Et n’oublions pas qu’ici, I fly ANA, je vole Ana. “Ana, Inspiration of Japan”. Ana vaut bien ce long billet. Je vole Ana, et Ana est aussi une merveilleuse pie voleuse, oiseau très respecté au Japon. Kawabata leur consacre d’ailleurs une nouvelle, Les Pies, en 1963. Extrait.
Dès que j’entendais le mot “pie”, je sentais l’oiseau s’immiscer jusqu’au fond de mes sentiments. Maintenant que je connaissais leur nom, ces oiseaux avaient, pour moi, changer de nature. Il n’est pas rare que des mots, en soi, produisent un tel effet – en tout cas la “pie” réveillait en moi le flux de la poésie classique, je croyais entendre le ruissellement de son gué.
Et il consacre une autre nouvelle à Anna la Japonaise (sic), sauf que les traductrices ont sans doute fait l’erreur de mettre deux n. Le Kanji double-t-il les consonnes ?
Non, en fait, Anna est une Gaijin russe, elle est donc transcrite en katakana, アンナ et non アナ. J’affirme tout cela sous la haute autorité du Musée des Erreurs bien entendu – car mon japonais se réduit à moins d’une dizaine de mots.
Les japonais respectent la pluie. Il y a des parapluies partout, et j’ai l’impression qu’on ne fuit pas la pluie comme chez nous. 雨降って地固まる, “Après la pluie, le sol se durcit”, dit un proverbe japonais.
Ici, une grappe de pluie cueillie à Yame, sur l’île de Kyūshū.
La Pluie que j’espère pouvoir voir au Musée d’Art moderne de Tokyo, c’est celle peinte en 1953 par Heihachirō Fukuda, né à Oita, d’où je rédige ce post. Fukuda raconte qu’il a été intéressé par les lignes ondulantes, horizontales et verticales, que les tuiles formaient depuis la vue qu’il avait de la fenêtre de sa chambre.

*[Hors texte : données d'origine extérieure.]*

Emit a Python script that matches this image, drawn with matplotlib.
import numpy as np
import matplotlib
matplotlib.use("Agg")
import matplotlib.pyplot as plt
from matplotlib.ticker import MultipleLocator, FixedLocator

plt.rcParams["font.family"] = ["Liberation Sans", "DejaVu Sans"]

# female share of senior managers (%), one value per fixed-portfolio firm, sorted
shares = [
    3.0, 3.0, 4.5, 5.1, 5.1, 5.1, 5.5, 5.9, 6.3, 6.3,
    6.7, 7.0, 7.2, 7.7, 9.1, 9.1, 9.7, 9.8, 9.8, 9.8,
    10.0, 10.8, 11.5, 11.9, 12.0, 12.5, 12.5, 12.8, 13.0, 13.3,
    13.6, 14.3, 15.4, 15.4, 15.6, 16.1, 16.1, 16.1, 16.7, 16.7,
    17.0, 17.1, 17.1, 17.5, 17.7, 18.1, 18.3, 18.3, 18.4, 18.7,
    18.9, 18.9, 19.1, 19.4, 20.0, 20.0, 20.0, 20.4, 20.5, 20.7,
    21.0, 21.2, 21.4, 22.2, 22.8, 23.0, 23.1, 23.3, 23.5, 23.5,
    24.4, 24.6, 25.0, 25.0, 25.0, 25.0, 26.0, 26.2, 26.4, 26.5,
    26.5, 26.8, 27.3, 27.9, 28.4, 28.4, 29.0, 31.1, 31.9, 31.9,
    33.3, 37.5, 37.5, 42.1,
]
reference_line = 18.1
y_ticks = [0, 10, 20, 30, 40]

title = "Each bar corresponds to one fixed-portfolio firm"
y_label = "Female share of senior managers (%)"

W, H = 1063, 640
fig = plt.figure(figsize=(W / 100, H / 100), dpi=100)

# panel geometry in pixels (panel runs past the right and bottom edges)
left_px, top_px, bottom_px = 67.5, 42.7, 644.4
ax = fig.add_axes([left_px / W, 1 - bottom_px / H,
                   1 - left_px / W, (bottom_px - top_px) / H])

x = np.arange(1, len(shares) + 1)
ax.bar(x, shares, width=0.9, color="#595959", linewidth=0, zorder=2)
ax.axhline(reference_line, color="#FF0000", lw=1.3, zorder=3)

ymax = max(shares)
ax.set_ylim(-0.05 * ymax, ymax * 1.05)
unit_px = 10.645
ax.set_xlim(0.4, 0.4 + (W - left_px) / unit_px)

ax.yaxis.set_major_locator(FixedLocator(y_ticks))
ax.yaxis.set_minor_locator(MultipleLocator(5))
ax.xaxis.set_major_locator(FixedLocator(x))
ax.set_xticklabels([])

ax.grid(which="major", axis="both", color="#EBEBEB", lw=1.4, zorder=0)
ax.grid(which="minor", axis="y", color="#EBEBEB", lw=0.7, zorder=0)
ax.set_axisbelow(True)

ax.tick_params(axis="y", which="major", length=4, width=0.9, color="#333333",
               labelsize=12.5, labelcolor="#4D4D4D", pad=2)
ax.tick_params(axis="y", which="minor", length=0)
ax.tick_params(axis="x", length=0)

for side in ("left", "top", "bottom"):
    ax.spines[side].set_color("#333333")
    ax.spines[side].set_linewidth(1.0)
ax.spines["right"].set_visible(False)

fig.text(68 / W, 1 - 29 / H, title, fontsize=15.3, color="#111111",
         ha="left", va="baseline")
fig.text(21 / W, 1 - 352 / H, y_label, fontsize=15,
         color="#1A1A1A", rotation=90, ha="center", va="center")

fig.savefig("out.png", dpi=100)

Ensuite, il a représenté dans chaque case de cette grille déformée (une sorte de Nicolas Chardon avant la lettre !), les petits “plocs” que font les gouttes sur les tuiles, comme un lichen qui recouvre l’ensemble, mais que l’on interprète bien comme l’impact des gouttes arrêtées dans leur chute, plus ou moins saisies dans la lumière.

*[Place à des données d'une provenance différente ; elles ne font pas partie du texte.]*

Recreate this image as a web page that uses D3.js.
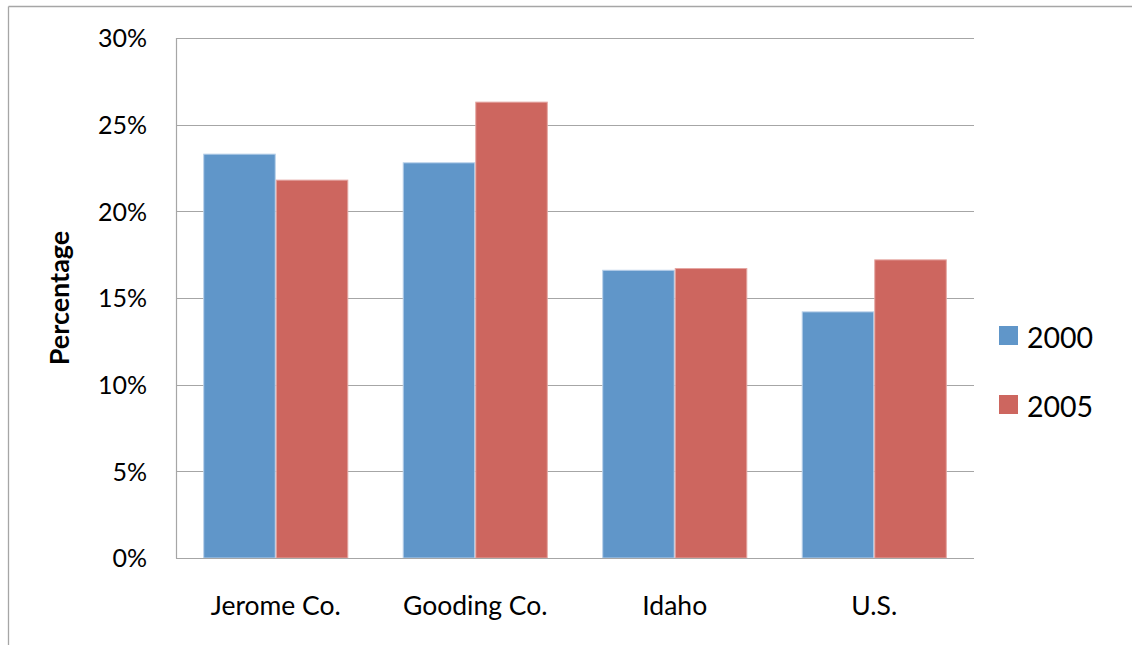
<!DOCTYPE html>
<html>
<head>
<meta charset="utf-8">
<script src="https://cdn.jsdelivr.net/npm/d3@7"></script>
<style>
  html, body { margin: 0; padding: 0; background: #fff; overflow: hidden; }
  svg { display: block; }
  text { font-family: Lato, "Open Sans", sans-serif; fill: #000; }
</style>
</head>
<body>
<svg id="chart" width="1132" height="645"></svg>
<script>
// Share of population by area, 2000 vs 2005
const categories = ["Jerome Co.", "Gooding Co.", "Idaho", "U.S."];
const seriesNames = ["2000", "2005"];
const values2000 = [23.3, 22.8, 16.6, 14.2];
const values2005 = [21.8, 26.3, 16.7, 17.2];
const yTicks = [0, 5, 10, 15, 20, 25, 30];
const seriesColors = ["#6096C9", "#CD665F"];
const seriesEdges = ["#B9D1EA", "#E5A6A2"];

const width = 1132, height = 645;
const plot = { left: 176, right: 974, top: 38, bottom: 558 };

const svg = d3.select("#chart");

// outer chart frame: only its top and left edges fall inside the canvas
svg.append("line")
  .attr("x1", 8.5).attr("x2", width).attr("y1", 6.5).attr("y2", 6.5)
  .attr("stroke", "#A6A6A6").attr("stroke-width", 1.3);
svg.append("line")
  .attr("x1", 8.5).attr("x2", 8.5).attr("y1", 6.5).attr("y2", height)
  .attr("stroke", "#A6A6A6").attr("stroke-width", 1.3);

const y = d3.scaleLinear().domain([0, 30]).range([plot.bottom, plot.top]);
const x0 = d3.scaleBand().domain(categories).range([plot.left, plot.right]).padding(0);
const x1 = d3.scaleBand().domain(seriesNames).range([0, x0.bandwidth()])
  .paddingInner(0).paddingOuter(0.375);

// gridlines
svg.append("g")
  .selectAll("line")
  .data(yTicks.filter(t => t > 0))
  .join("line")
  .attr("x1", plot.left).attr("x2", plot.right)
  .attr("y1", d => Math.round(y(d)) + 0.5).attr("y2", d => Math.round(y(d)) + 0.5)
  .attr("stroke", "#A6A6A6").attr("stroke-width", 1.2);

// bars
const rows = categories.map((c, i) => ({ cat: c, vals: [values2000[i], values2005[i]] }));
const groups = svg.append("g").selectAll("g")
  .data(rows)
  .join("g")
  .attr("transform", d => `translate(${x0(d.cat)},0)`);

groups.selectAll("rect")
  .data(d => d.vals.map((v, j) => ({ series: seriesNames[j], v, j })))
  .join("rect")
  .attr("x", d => x1(d.series) + 0.5)
  .attr("y", d => y(d.v))
  .attr("width", x1.bandwidth() - 1)
  .attr("height", d => y(0) - y(d.v))
  .attr("fill", d => seriesColors[d.j])
  .attr("stroke", d => seriesEdges[d.j])
  .attr("stroke-width", 1);

// axis lines
svg.append("line")
  .attr("x1", plot.left + 0.5).attr("x2", plot.left + 0.5)
  .attr("y1", plot.top).attr("y2", plot.bottom + 0.5)
  .attr("stroke", "#A6A6A6").attr("stroke-width", 1.2);
svg.append("line")
  .attr("x1", plot.left).attr("x2", plot.right)
  .attr("y1", plot.bottom + 0.5).attr("y2", plot.bottom + 0.5)
  .attr("stroke", "#A6A6A6").attr("stroke-width", 1.2);

// y tick labels
svg.append("g")
  .selectAll("text")
  .data(yTicks)
  .join("text")
  .attr("x", 147)
  .attr("y", d => y(d) + 3)
  .attr("text-anchor", "end")
  .attr("dominant-baseline", "middle")
  .attr("font-size", 25)
  .text(d => d + "%");

// x category labels
svg.append("g")
  .selectAll("text")
  .data(categories)
  .join("text")
  .attr("x", d => x0(d) + x0.bandwidth() / 2)
  .attr("y", 615)
  .attr("text-anchor", "middle")
  .attr("font-size", 26.5)
  .text(d => d);

// y axis title
svg.append("text")
  .attr("transform", "translate(69,298) rotate(-90)")
  .attr("text-anchor", "middle")
  .attr("font-size", 27)
  .attr("font-weight", "bold")
  .text("Percentage");

// legend
const legend = svg.append("g").selectAll("g")
  .data(seriesNames)
  .join("g")
  .attr("transform", (d, i) => `translate(999,${326 + i * 69})`);
legend.append("rect")
  .attr("width", 19).attr("height", 19)
  .attr("fill", (d, i) => seriesColors[i]);
legend.append("text")
  .attr("x", 28).attr("y", 22)
  .attr("font-size", 28.5)
  .text(d => d);
</script>
</body>
</html>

De Kawabata encore, j’ai retenu pour toi Ana un extrait d’une autre nouvelle, La Fiancée des pauvres, parue la même année qu’Anna la Japonaise, en 1929.
– Je ne veux pas de ta réussite, à quoi ça sert ?

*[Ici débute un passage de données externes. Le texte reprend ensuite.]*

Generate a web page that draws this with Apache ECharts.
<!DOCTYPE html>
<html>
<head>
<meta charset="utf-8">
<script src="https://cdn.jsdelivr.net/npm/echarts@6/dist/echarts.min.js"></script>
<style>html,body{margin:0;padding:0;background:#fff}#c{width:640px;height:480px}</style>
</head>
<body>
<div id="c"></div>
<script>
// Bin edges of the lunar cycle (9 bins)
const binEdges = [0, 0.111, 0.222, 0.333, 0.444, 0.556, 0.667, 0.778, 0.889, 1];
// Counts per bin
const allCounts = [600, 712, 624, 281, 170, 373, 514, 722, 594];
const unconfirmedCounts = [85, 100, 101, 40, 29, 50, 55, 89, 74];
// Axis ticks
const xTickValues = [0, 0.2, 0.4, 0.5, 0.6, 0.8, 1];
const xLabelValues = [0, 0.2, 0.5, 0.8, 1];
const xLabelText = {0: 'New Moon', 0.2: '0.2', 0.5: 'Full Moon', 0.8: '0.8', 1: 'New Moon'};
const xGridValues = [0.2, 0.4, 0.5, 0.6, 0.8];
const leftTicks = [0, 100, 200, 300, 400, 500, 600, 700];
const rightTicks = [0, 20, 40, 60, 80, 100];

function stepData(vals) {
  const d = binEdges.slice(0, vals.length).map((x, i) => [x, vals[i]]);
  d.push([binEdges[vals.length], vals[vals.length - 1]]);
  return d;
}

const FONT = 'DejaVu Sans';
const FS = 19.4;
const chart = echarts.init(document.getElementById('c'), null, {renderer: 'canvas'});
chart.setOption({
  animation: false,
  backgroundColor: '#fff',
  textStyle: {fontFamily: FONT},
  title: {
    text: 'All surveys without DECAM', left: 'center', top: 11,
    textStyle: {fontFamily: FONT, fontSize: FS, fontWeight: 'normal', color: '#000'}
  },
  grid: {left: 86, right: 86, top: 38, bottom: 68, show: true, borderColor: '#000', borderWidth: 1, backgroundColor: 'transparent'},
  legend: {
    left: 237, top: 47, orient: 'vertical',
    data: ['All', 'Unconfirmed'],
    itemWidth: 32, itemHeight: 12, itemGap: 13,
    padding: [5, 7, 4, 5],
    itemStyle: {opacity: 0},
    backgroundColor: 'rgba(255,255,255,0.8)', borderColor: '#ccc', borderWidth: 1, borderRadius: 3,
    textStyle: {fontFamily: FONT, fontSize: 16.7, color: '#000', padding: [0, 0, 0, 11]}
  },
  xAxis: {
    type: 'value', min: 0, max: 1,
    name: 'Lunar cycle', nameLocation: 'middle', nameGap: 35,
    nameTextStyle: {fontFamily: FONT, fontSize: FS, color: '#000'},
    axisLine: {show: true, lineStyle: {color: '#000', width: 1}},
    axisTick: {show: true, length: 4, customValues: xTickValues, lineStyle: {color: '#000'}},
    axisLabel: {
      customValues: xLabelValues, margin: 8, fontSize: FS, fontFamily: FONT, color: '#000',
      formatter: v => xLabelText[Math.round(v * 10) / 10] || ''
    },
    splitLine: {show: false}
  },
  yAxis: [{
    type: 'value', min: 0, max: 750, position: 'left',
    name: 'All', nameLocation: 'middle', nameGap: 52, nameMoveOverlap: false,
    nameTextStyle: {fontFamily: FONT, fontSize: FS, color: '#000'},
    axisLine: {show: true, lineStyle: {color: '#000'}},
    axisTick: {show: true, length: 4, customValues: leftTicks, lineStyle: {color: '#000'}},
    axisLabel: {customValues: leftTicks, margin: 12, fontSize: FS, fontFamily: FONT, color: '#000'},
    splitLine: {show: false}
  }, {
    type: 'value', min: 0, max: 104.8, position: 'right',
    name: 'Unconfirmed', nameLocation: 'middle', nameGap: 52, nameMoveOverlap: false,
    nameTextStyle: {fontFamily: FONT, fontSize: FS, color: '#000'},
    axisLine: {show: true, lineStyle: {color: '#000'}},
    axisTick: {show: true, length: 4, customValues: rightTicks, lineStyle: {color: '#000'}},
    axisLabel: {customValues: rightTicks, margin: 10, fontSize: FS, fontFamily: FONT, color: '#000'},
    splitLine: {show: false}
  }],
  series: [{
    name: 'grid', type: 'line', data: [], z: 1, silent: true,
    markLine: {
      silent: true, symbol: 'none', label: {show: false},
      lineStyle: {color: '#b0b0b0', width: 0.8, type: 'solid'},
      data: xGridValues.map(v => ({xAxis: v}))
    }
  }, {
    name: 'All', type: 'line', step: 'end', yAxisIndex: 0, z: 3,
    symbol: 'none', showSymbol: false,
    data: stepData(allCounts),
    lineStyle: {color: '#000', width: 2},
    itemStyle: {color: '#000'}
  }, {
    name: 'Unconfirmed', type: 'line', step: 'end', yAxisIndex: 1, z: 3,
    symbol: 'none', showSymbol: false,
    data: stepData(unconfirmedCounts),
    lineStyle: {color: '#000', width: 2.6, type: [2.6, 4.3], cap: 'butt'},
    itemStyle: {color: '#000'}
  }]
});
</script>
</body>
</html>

– Là, sur ce point, tu es moderne ! Par exemple les étudiants de nos jours haïssent les bases qui les supportent, ou si ils ne les haïssent pas, en tout cas ils les mettent en doute. Ils se doivent de les détruire, et savent d’ailleurs qu’elles seront détruites. La “réussite sociale”, c’est tenter de grimper toujours le long d’une échelle, sur des fondations qu’on sait devoir être détruites. Et plus on monte, plus c’est risqué. Ce qui n’empêche personne, ni l’intéressé ni bien sûr son entourage, d’éprouver l’obligation de gravir cette échelle. De nos jours, réussir signifie être amoral. Ainsi va le cours du temps. Moi que la pauvreté attriste, je suis dépassé. Toi qui es pauvre et gaie comme un citron, tu es moderne !
Après le prix de la persévérance, ma chère Ana, laisse-moi te remettre celui de l’énergie radicale. De la part de ton gémeau, beijjjos. Et je te retrouve au prochain post, P.